## Data for the task
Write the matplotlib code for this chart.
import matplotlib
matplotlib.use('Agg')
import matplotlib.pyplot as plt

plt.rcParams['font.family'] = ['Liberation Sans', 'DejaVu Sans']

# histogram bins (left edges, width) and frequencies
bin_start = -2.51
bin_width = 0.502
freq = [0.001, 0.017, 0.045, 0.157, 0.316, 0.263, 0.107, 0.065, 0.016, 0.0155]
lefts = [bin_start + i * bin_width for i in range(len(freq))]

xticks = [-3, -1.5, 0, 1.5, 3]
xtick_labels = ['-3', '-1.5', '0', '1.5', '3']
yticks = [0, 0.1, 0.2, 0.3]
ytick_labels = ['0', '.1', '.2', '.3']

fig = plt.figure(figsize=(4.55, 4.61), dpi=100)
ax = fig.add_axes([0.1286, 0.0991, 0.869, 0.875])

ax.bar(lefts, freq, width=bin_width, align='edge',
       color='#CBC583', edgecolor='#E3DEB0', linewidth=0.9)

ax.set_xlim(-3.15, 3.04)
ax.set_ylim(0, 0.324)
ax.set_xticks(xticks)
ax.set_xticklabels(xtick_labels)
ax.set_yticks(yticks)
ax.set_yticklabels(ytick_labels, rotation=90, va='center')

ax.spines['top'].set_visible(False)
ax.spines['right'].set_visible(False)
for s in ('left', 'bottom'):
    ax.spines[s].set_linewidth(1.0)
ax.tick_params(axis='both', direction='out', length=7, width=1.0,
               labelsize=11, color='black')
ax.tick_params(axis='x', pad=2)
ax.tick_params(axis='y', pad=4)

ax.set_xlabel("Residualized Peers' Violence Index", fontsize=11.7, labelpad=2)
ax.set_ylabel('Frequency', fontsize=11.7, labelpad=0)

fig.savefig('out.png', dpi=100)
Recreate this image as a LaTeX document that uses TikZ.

## What the task requires
Extract the first line above and each line after it up to and including the one with "plt.rcParams['font.family'] = ['Liberation", please, exactly and with nothing else.

## Full response
Write the matplotlib code for this chart.
import matplotlib
matplotlib.use('Agg')
import matplotlib.pyplot as plt

plt.rcParams['font.family'] = ['Liberation Sans', 'DejaVu Sans']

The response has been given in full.